Source data
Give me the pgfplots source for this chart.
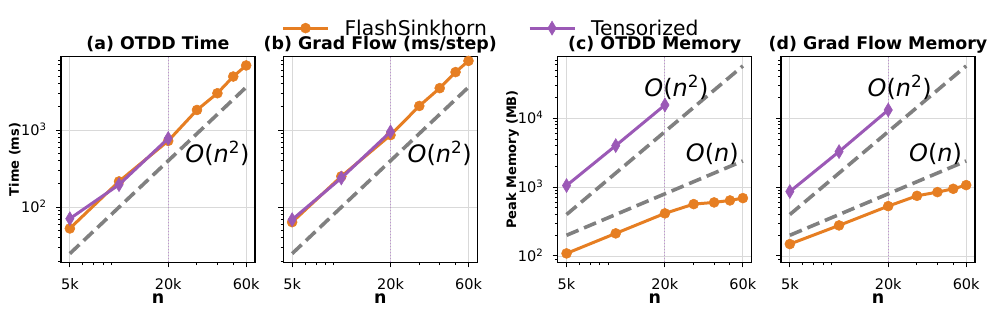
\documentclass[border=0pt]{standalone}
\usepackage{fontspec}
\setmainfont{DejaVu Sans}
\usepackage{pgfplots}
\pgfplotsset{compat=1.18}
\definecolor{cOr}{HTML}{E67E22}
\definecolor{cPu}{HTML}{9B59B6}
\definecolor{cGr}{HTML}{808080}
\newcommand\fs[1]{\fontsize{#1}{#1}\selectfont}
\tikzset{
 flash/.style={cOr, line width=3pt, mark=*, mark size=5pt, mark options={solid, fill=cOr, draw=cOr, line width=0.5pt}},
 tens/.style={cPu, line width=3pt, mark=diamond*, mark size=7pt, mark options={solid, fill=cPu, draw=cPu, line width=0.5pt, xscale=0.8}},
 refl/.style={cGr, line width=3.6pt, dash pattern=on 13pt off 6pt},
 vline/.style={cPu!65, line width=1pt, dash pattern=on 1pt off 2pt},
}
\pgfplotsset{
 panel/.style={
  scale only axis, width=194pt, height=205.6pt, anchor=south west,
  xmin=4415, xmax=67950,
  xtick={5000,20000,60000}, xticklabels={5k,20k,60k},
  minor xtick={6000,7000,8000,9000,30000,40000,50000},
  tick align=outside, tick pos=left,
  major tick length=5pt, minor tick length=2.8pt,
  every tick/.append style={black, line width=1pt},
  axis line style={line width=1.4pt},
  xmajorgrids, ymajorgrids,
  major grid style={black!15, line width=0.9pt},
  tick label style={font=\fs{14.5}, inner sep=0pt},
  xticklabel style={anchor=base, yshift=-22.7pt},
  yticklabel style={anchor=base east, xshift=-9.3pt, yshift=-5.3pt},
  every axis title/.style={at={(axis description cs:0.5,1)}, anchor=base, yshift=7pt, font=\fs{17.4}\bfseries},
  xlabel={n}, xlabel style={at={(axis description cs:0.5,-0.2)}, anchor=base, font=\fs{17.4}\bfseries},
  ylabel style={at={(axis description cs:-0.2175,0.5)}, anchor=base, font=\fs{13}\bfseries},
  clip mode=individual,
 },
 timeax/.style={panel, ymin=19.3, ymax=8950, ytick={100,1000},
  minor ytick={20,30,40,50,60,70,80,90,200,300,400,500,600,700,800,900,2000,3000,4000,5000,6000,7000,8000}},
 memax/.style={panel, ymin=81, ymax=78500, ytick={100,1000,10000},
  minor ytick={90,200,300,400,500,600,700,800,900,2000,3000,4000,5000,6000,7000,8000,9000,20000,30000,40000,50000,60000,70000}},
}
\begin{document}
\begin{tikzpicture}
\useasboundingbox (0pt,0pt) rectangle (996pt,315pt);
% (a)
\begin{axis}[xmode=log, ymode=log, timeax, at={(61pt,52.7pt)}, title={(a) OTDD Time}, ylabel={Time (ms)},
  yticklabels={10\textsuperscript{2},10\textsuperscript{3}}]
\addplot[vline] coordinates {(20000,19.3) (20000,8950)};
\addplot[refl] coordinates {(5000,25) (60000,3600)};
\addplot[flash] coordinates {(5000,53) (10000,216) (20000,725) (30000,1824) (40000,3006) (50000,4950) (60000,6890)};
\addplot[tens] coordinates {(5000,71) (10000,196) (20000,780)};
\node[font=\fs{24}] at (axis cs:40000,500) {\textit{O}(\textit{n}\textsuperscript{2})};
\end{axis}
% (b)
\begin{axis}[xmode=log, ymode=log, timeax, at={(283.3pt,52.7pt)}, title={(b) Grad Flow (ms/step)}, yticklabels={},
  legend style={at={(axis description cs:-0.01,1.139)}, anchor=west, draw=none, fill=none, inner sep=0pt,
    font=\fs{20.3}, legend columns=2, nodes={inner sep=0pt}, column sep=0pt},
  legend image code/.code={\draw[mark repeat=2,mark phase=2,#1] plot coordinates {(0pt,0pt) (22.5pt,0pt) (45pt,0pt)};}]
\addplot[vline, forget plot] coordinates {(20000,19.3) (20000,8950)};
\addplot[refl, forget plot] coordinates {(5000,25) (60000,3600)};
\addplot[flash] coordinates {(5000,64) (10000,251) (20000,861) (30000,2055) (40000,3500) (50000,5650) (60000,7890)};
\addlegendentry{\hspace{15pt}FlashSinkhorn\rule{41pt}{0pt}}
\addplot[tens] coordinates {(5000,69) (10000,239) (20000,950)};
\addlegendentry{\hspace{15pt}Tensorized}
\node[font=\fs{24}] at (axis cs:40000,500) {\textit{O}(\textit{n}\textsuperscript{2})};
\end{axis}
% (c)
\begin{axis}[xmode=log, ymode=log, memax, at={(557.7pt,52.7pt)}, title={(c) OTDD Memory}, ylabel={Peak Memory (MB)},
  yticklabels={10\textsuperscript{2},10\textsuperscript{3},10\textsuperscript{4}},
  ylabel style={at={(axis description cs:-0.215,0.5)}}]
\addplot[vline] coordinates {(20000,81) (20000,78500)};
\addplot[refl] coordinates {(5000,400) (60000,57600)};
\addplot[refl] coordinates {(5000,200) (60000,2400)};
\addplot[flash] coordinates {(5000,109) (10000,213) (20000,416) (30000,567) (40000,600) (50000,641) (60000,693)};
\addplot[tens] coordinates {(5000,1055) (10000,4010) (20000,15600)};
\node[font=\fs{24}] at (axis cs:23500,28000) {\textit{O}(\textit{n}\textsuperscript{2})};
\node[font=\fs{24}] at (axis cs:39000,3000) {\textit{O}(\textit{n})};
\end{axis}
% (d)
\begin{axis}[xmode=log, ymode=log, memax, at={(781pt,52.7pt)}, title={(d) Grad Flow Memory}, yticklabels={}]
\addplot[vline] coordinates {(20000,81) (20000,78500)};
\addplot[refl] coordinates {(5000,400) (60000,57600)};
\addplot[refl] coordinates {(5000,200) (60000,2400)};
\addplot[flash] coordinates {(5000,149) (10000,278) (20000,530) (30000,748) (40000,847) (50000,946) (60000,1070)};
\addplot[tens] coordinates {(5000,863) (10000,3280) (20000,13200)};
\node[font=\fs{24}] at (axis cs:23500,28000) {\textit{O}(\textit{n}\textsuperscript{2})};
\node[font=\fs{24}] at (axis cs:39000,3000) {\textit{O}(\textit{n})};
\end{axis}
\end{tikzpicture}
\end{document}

Stated task
Set the data above down again exactly as given, with no pictures.

Reply to the task
Give me the pgfplots source for this chart.
\documentclass[border=0pt]{standalone}
\usepackage{fontspec}
\setmainfont{DejaVu Sans}
\usepackage{pgfplots}
\pgfplotsset{compat=1.18}
\definecolor{cOr}{HTML}{E67E22}
\definecolor{cPu}{HTML}{9B59B6}
\definecolor{cGr}{HTML}{808080}
\newcommand\fs[1]{\fontsize{#1}{#1}\selectfont}
\tikzset{
 flash/.style={cOr, line width=3pt, mark=*, mark size=5pt, mark options={solid, fill=cOr, draw=cOr, line width=0.5pt}},
 tens/.style={cPu, line width=3pt, mark=diamond*, mark size=7pt, mark options={solid, fill=cPu, draw=cPu, line width=0.5pt, xscale=0.8}},
 refl/.style={cGr, line width=3.6pt, dash pattern=on 13pt off 6pt},
 vline/.style={cPu!65, line width=1pt, dash pattern=on 1pt off 2pt},
}
\pgfplotsset{
 panel/.style={
  scale only axis, width=194pt, height=205.6pt, anchor=south west,
  xmin=4415, xmax=67950,
  xtick={5000,20000,60000}, xticklabels={5k,20k,60k},
  minor xtick={6000,7000,8000,9000,30000,40000,50000},
  tick align=outside, tick pos=left,
  major tick length=5pt, minor tick length=2.8pt,
  every tick/.append style={black, line width=1pt},
  axis line style={line width=1.4pt},
  xmajorgrids, ymajorgrids,
  major grid style={black!15, line width=0.9pt},
  tick label style={font=\fs{14.5}, inner sep=0pt},
  xticklabel style={anchor=base, yshift=-22.7pt},
  yticklabel style={anchor=base east, xshift=-9.3pt, yshift=-5.3pt},
  every axis title/.style={at={(axis description cs:0.5,1)}, anchor=base, yshift=7pt, font=\fs{17.4}\bfseries},
  xlabel={n}, xlabel style={at={(axis description cs:0.5,-0.2)}, anchor=base, font=\fs{17.4}\bfseries},
  ylabel style={at={(axis description cs:-0.2175,0.5)}, anchor=base, font=\fs{13}\bfseries},
  clip mode=individual,
 },
 timeax/.style={panel, ymin=19.3, ymax=8950, ytick={100,1000},
  minor ytick={20,30,40,50,60,70,80,90,200,300,400,500,600,700,800,900,2000,3000,4000,5000,6000,7000,8000}},
 memax/.style={panel, ymin=81, ymax=78500, ytick={100,1000,10000},
  minor ytick={90,200,300,400,500,600,700,800,900,2000,3000,4000,5000,6000,7000,8000,9000,20000,30000,40000,50000,60000,70000}},
}
\begin{document}
\begin{tikzpicture}
\useasboundingbox (0pt,0pt) rectangle (996pt,315pt);
% (a)
\begin{axis}[xmode=log, ymode=log, timeax, at={(61pt,52.7pt)}, title={(a) OTDD Time}, ylabel={Time (ms)},
  yticklabels={10\textsuperscript{2},10\textsuperscript{3}}]
\addplot[vline] coordinates {(20000,19.3) (20000,8950)};
\addplot[refl] coordinates {(5000,25) (60000,3600)};
\addplot[flash] coordinates {(5000,53) (10000,216) (20000,725) (30000,1824) (40000,3006) (50000,4950) (60000,6890)};
\addplot[tens] coordinates {(5000,71) (10000,196) (20000,780)};
\node[font=\fs{24}] at (axis cs:40000,500) {\textit{O}(\textit{n}\textsuperscript{2})};
\end{axis}
% (b)
\begin{axis}[xmode=log, ymode=log, timeax, at={(283.3pt,52.7pt)}, title={(b) Grad Flow (ms/step)}, yticklabels={},
  legend style={at={(axis description cs:-0.01,1.139)}, anchor=west, draw=none, fill=none, inner sep=0pt,
    font=\fs{20.3}, legend columns=2, nodes={inner sep=0pt}, column sep=0pt},
  legend image code/.code={\draw[mark repeat=2,mark phase=2,#1] plot coordinates {(0pt,0pt) (22.5pt,0pt) (45pt,0pt)};}]
\addplot[vline, forget plot] coordinates {(20000,19.3) (20000,8950)};
\addplot[refl, forget plot] coordinates {(5000,25) (60000,3600)};
\addplot[flash] coordinates {(5000,64) (10000,251) (20000,861) (30000,2055) (40000,3500) (50000,5650) (60000,7890)};
\addlegendentry{\hspace{15pt}FlashSinkhorn\rule{41pt}{0pt}}
\addplot[tens] coordinates {(5000,69) (10000,239) (20000,950)};
\addlegendentry{\hspace{15pt}Tensorized}
\node[font=\fs{24}] at (axis cs:40000,500) {\textit{O}(\textit{n}\textsuperscript{2})};
\end{axis}
% (c)
\begin{axis}[xmode=log, ymode=log, memax, at={(557.7pt,52.7pt)}, title={(c) OTDD Memory}, ylabel={Peak Memory (MB)},
  yticklabels={10\textsuperscript{2},10\textsuperscript{3},10\textsuperscript{4}},
  ylabel style={at={(axis description cs:-0.215,0.5)}}]
\addplot[vline] coordinates {(20000,81) (20000,78500)};
\addplot[refl] coordinates {(5000,400) (60000,57600)};
\addplot[refl] coordinates {(5000,200) (60000,2400)};
\addplot[flash] coordinates {(5000,109) (10000,213) (20000,416) (30000,567) (40000,600) (50000,641) (60000,693)};
\addplot[tens] coordinates {(5000,1055) (10000,4010) (20000,15600)};
\node[font=\fs{24}] at (axis cs:23500,28000) {\textit{O}(\textit{n}\textsuperscript{2})};
\node[font=\fs{24}] at (axis cs:39000,3000) {\textit{O}(\textit{n})};
\end{axis}
% (d)
\begin{axis}[xmode=log, ymode=log, memax, at={(781pt,52.7pt)}, title={(d) Grad Flow Memory}, yticklabels={}]
\addplot[vline] coordinates {(20000,81) (20000,78500)};
\addplot[refl] coordinates {(5000,400) (60000,57600)};
\addplot[refl] coordinates {(5000,200) (60000,2400)};
\addplot[flash] coordinates {(5000,149) (10000,278) (20000,530) (30000,748) (40000,847) (50000,946) (60000,1070)};
\addplot[tens] coordinates {(5000,863) (10000,3280) (20000,13200)};
\node[font=\fs{24}] at (axis cs:23500,28000) {\textit{O}(\textit{n}\textsuperscript{2})};
\node[font=\fs{24}] at (axis cs:39000,3000) {\textit{O}(\textit{n})};
\end{axis}
\end{tikzpicture}
\end{document}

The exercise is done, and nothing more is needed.